Nonetheless, it is time to leave reading and writing Winter hokku and daoku (objective hokku) behind, and to move on to those of spring.

David

UNSEEING STARS

Someone suggested a discussion of this wintry poem by Robert Frost.  It is among those in A Boy’s Will, the first “professionally” published book of his poems, which appeared in England in 1913, and two years later in the United States.

We will take it stanza by stanza:

STARS

How countlessly they congregate
     O’er our tumultuous snow,
Which flows in shapes as tall as trees
     When wintry winds do blow!—

The stars gather together in the sky over a landscape covered deep in snow that moves and piles in drifts and mounds as high as trees when the winter wind blows it about.

As if with keenness for our fate,
     Our faltering few steps on
To white rest, and a place of rest
     Invisible at dawn,—

One can take this literally or metaphorically.  Literally it means the stars appear in the sky as if they are concerned about the fate of humans — those humans out walking beneath the stars, then going back their few hesitant and uncertain steps to home, where they sleep amid the wintry whiteness until the light of dawn reveals even the home so covered in blown drifts of snow that it is invisible.

Metaphorically it can be understood to mean the stars appear in the sky as though concerned about the fate of humans, who walk their hesitant and uncertain few steps through life until they rest in wintry death, with even their graves hidden in the snow, their lives ultimately entirely forgotten and obliterated.

Which did Frost intend?  I suspect the literal.

And then we come to the point of the poem:

And yet with neither love nor hate,
     Those stars like some snow-white
Minerva’s snow-white marble eyes
     Without the gift of sight.

The stars, after all, have no concern for humans or their lives or fate.  Like the sightless, snow-white eyes of a statue carved in pure white marble  of the Roman goddess Minerva (the goddess of Wisdom), they are sightless and without emotion, empty of love or pity or hate.

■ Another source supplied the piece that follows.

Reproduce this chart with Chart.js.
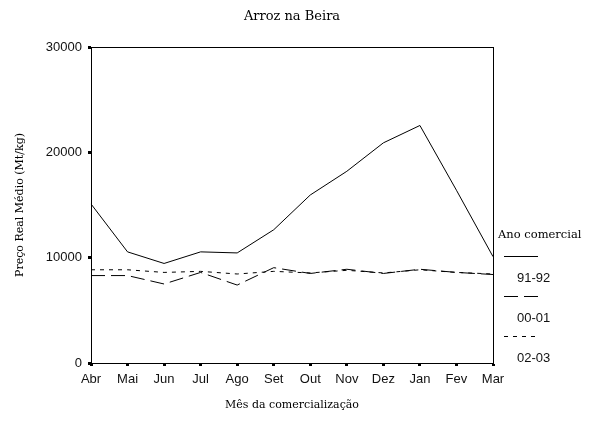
<!DOCTYPE html>
<html>
<head>
<meta charset="utf-8">
<script src="https://cdn.jsdelivr.net/npm/chart.js@4"></script>
<style>
  html, body { margin: 0; padding: 0; background: #fff; }
  #wrap { width: 598px; height: 432px; }
</style>
</head>
<body>
<div id="wrap"><canvas id="chart"></canvas></div>
<script>
const months = ["Abr", "Mai", "Jun", "Jul", "Ago", "Set", "Out", "Nov", "Dez", "Jan", "Fev", "Mar"];
const preco9192 = [15100, 10550, 9450, 10550, 10450, 12650, 15950, 18200, 20900, 22550, 16400, 10100];
const preco0001 = [8300, 8300, 7500, 8600, 7400, 9050, 8500, 8900, 8500, 8900, 8600, 8400];
const preco0203 = [8850, 8850, 8600, 8700, 8450, 8700, 8550, 8800, 8550, 8850, 8600, 8450];
const yTicks = [0, 10000, 20000, 30000];

const serif = "'DejaVu Serif', 'Liberation Serif', serif";
const sans = "'Liberation Sans', Arial, sans-serif";

// box around the plot area + title centred over it
const frame = {
  id: "frame",
  afterDraw(chart) {
    const { ctx, chartArea: a } = chart;
    ctx.save();
    ctx.strokeStyle = "#000";
    ctx.lineWidth = 1;
    ctx.strokeRect(a.left + 0.5, a.top + 0.5, a.right - a.left, a.bottom - a.top);
    ctx.fillStyle = "#000";
    ctx.font = "13px " + serif;
    ctx.textAlign = "center";
    ctx.textBaseline = "middle";
    ctx.fillText("Arroz na Beira", (a.left + a.right) / 2, 17);
    ctx.restore();
  }
};

// legend to the right: title, then line sample above each label
const sideLegend = {
  id: "sideLegend",
  afterDraw(chart) {
    const ctx = chart.ctx;
    ctx.save();
    ctx.fillStyle = "#000";
    ctx.textBaseline = "middle";
    ctx.font = "11.5px " + serif;
    ctx.fillText("Ano comercial", 498, 235);
    chart.data.datasets.forEach((ds, i) => {
      const y = 256 + i * 40;
      ctx.beginPath();
      ctx.setLineDash(ds.borderDash || []);
      ctx.lineWidth = 1;
      ctx.strokeStyle = "#000";
      ctx.moveTo(504, y + 0.5);
      ctx.lineTo(538, y + 0.5);
      ctx.stroke();
      ctx.setLineDash([]);
      ctx.font = "13px " + sans;
      ctx.fillStyle = "#111";
      ctx.fillText(ds.label, 517, y + 22);
    });
    ctx.restore();
  }
};

const line = (label, data, dash) => ({
  label, data,
  borderColor: "#000",
  borderWidth: 1,
  borderDash: dash,
  pointRadius: 0,
  fill: false,
  tension: 0
});

new Chart(document.getElementById("chart"), {
  type: "line",
  data: {
    labels: months,
    datasets: [
      line("91-92", preco9192, []),
      line("00-01", preco0001, [14, 6]),
      line("02-03", preco0203, [4, 5])
    ]
  },
  options: {
    responsive: true,
    maintainAspectRatio: false,
    animation: false,
    layout: { padding: { left: 0, right: 105, top: 47, bottom: 0 } },
    plugins: {
      legend: { display: false },
      tooltip: { enabled: false },
      title: { display: false }
    },
    scales: {
      x: {
        offset: false,
        afterFit(s) { s.height = 69; },
        grid: { drawOnChartArea: false, tickLength: 3, tickWidth: 3, tickColor: "#000" },
        border: { color: "#000" },
        ticks: { color: "#111", font: { family: sans, size: 13 }, padding: 6, maxRotation: 0, autoSkip: false },
        title: {
          display: true,
          text: "Mês da comercialização",
          color: "#000",
          font: { family: serif, size: 11 },
          padding: { top: 0, bottom: 20 }
        }
      },
      y: {
        min: 0,
        max: 30000,
        afterFit(s) { s.width = 91; },
        afterBuildTicks(s) { s.ticks = yTicks.map(v => ({ value: v })); },
        grid: { drawOnChartArea: false, tickLength: 3, tickWidth: 3, tickColor: "#000" },
        border: { color: "#000" },
        ticks: { color: "#111", font: { family: sans, size: 13 }, padding: 6, callback: v => String(v) },
        title: {
          display: true,
          text: "Preço Real Médio (Mt/kg)",
          color: "#000",
          font: { family: serif, size: 11 },
          padding: { top: 14, bottom: 0 }
        }
      }
    }
  },
  plugins: [frame, sideLegend]
});
</script>
</body>
</html>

The Universe, in other words, is emotionless, unfeeling, impartial and unconcerned about the brief lives of humans.

If one were to punctuate the second stanza slightly differently, it would suddenly take on clarity, but with quite a different meaning:

As if with keenness for our fate,
     Our faltering few steps; on
To white rest, and a place of rest
     Invisible at dawn,—

It would then mean the stars gather in the sky as if concerned for the fate of humans and their faltering few steps as they live and walk beneath the stars; and then the stars move on to their white rest above the snow as dawn comes and makes them invisible.

It is not one of Frost’s best poems.  It suffers partly because of the lack of clarity in the second stanza, and partly because Frost takes so many words to say simply that the Universe — symbolized by the stars — has no more concern for the fate of humans than do the sightless eyes of a marble statue.  Nonetheless, it does give us a wintry atmosphere and the chilly feeling of the icy, emotionless stars high in the sky above endless drifts of snow.